People always try to make things compete against each other, I think the two services can co-exist perfectly together without the need to compare them in such ways.
In the case of yahoo and google it might be different because they more or less do the same thing, but wolfram seemingly is very different.
These really arnet my views, but the views of the hype surronding Wolfram/Alpha. The Dawn of Web 3.0 and all that…
no competition, no progress
Competition - how long before Google buys it ?
So it’s May 2009…hum-de-dum… When do we get to drive this puppy off the lot?
As well as a “show steps” feature for computations, I hope W|A (there’s a short name for you) displays its sources for more encyclopedic answers. I can’t see its gaining much acceptance else.
PS.
I’ve often thought it would be a good idea for civic planners to hold off laying footpaths until they’ve observed the ways people cut across the unpaved site.

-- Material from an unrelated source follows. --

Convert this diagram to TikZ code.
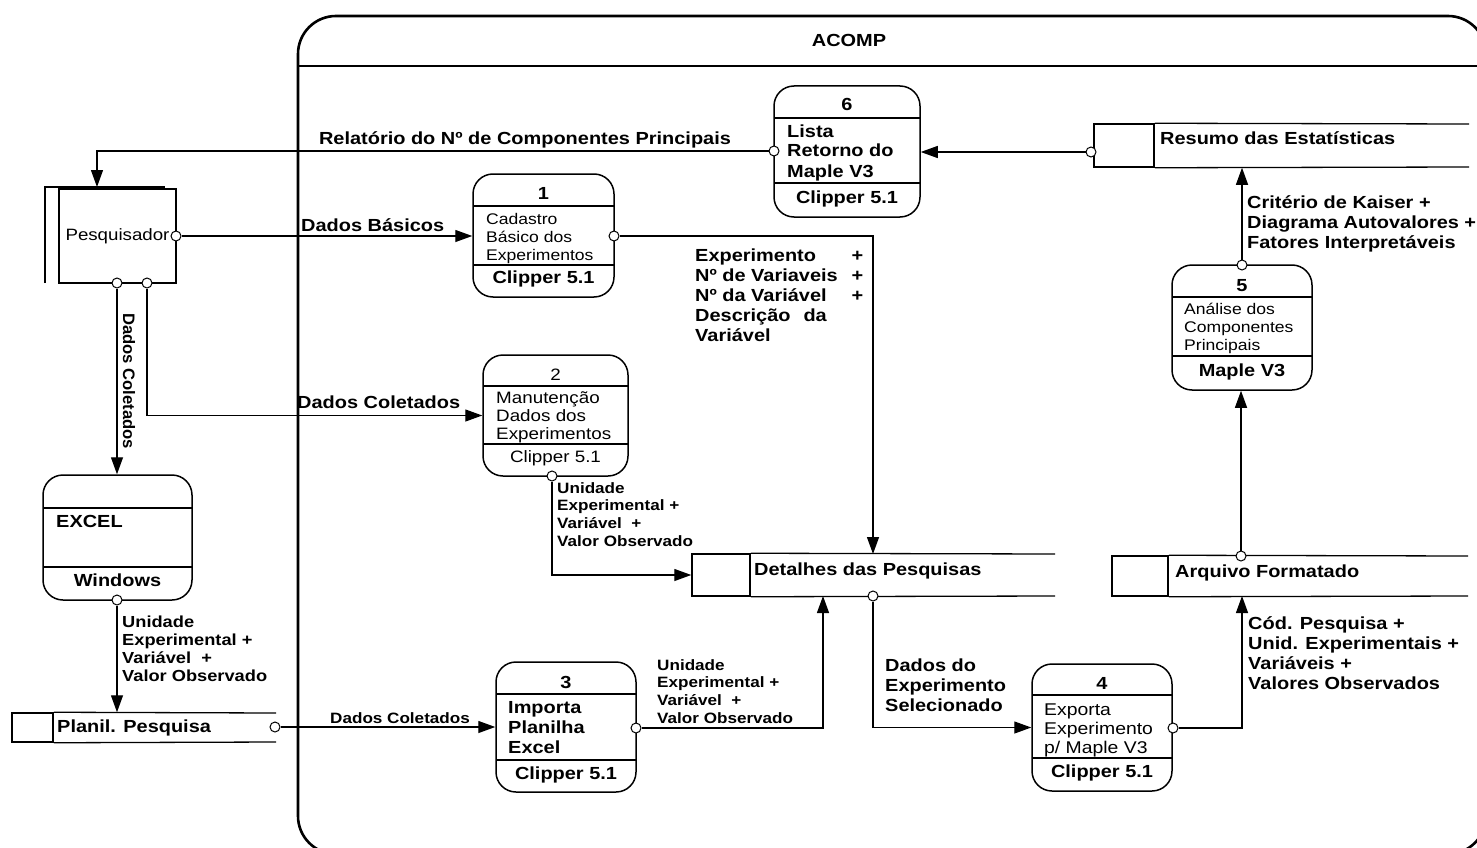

Perhaps that’s what the team is waiting for as regards the name issue?
What about …
Wolfra ?
Wolfie?
W|A ? — Are there any tonal pronunciations of the syllable “wa” in Mandarin which have appropriate positive associations?
…but after all this appetite whetting better make sure the team provides a demo soon, or the name “Waffle” might stick
god!
soo many negative comments:
“Google uses a more sofisticated and most advanced technology- it is called as ‘Human Brain’. No other application as close to human brain as to our mind! Can’t beat it.”
and:
“no competition, no progress”
You all must be geniuses to know, without trying or seeing that this is going to fail. Because of course as we all know we have learned all there is to learn, right?
No concept of science and it’s application.